▶ _What is needed_
Determine the number of lines in these entries that hold the word "this". Give the number and nothing more.

▶ _Exercise inputs_
** START **

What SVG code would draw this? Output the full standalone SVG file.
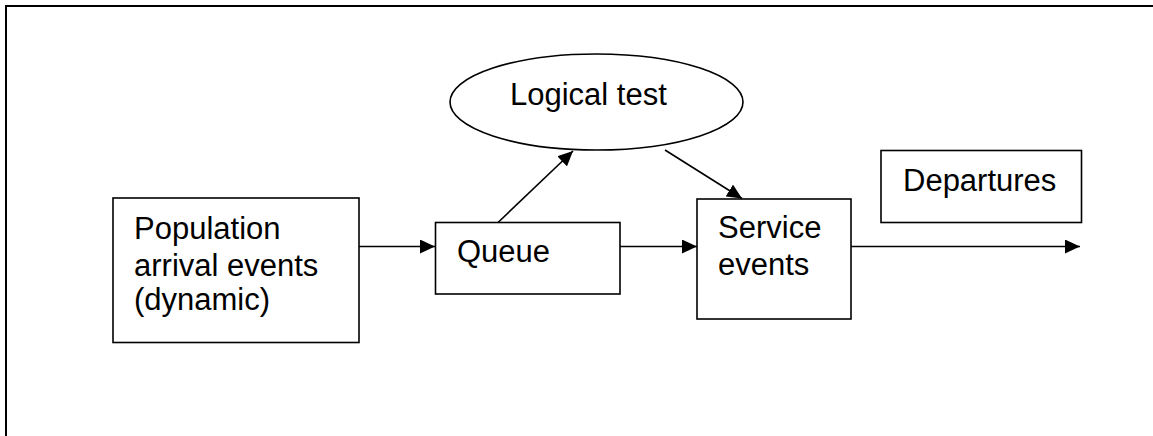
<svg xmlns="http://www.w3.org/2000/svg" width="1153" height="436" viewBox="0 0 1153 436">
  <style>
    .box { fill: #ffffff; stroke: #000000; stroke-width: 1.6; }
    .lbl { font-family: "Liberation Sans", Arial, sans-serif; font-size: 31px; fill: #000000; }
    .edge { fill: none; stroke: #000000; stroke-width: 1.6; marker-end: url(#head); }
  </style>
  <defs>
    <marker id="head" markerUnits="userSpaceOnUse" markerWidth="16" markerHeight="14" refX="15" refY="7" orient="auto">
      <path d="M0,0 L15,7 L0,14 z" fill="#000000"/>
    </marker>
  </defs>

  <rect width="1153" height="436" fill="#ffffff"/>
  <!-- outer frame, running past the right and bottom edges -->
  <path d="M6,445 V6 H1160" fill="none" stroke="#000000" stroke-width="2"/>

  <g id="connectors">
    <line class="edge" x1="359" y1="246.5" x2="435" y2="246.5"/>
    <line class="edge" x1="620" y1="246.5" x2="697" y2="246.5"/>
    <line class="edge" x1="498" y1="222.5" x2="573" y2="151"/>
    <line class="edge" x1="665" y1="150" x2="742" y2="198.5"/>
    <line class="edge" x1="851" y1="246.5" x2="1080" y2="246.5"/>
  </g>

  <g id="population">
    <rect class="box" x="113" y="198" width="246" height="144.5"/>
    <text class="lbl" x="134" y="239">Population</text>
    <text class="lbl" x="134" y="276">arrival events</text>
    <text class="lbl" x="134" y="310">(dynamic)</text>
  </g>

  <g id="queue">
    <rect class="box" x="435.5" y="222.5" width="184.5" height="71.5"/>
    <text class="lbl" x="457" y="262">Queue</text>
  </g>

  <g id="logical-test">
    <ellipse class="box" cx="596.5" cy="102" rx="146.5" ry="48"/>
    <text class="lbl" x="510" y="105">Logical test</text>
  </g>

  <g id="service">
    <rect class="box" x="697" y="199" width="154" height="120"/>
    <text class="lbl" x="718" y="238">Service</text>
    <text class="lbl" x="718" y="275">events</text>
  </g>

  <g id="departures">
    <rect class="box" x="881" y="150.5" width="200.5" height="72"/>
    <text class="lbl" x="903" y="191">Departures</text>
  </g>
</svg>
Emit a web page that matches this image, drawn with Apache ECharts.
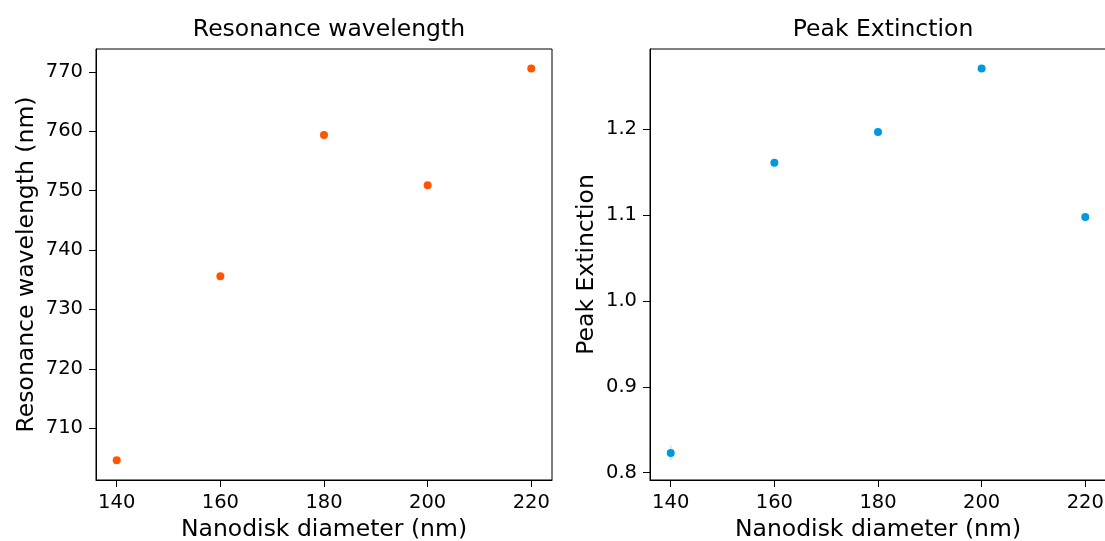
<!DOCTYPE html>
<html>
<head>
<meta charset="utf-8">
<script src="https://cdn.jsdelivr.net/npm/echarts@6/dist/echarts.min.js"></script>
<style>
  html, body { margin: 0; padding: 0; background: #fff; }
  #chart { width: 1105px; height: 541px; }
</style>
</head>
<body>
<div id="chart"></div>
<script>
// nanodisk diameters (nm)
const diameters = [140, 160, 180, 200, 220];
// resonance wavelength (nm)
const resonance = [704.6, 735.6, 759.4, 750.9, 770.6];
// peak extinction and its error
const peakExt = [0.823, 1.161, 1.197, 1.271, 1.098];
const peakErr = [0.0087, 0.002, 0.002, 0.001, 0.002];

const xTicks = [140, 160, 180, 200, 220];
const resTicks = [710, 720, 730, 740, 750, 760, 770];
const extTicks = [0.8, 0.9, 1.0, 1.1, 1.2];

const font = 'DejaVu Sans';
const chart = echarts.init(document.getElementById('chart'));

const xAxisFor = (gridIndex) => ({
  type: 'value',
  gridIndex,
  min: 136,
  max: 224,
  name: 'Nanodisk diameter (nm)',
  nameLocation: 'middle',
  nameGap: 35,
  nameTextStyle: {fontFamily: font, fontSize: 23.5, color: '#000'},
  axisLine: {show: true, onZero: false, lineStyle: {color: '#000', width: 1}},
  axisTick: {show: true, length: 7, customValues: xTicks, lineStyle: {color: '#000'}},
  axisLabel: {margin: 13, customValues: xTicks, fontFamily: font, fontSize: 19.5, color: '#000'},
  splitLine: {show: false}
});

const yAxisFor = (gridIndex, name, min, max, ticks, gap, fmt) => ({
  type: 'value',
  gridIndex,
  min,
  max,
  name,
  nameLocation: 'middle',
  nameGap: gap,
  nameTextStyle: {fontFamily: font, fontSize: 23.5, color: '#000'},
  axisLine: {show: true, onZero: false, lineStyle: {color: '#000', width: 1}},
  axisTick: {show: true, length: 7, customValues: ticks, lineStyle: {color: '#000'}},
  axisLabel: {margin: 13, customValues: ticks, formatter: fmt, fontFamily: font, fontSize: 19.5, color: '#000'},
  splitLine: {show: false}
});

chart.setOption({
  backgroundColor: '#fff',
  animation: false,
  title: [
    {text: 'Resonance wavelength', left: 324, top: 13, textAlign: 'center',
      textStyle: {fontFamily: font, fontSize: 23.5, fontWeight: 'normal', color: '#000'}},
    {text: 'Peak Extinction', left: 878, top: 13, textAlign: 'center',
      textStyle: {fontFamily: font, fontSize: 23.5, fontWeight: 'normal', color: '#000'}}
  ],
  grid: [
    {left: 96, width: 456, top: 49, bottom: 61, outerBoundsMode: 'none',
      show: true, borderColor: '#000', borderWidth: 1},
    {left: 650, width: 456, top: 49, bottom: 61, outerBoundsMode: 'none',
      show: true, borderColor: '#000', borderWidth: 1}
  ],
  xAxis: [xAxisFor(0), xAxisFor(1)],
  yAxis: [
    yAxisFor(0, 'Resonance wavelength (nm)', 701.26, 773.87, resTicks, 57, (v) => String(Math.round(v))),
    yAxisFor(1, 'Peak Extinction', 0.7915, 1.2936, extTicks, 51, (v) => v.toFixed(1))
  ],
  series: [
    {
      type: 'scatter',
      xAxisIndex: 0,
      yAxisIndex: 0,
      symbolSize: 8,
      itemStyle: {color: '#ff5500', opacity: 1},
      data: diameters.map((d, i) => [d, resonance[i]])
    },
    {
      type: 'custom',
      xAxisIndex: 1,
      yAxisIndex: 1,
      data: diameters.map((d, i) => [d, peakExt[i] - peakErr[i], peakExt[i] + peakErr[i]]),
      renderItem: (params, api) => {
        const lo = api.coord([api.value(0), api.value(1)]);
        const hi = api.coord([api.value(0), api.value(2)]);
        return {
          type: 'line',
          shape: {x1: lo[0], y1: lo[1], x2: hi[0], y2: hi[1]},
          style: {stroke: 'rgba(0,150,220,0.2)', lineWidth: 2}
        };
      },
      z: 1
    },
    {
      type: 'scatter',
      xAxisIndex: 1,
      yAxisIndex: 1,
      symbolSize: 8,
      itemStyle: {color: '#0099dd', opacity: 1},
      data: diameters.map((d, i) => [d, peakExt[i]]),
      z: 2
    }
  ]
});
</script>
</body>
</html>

** END **

▶ _Response to the task_
2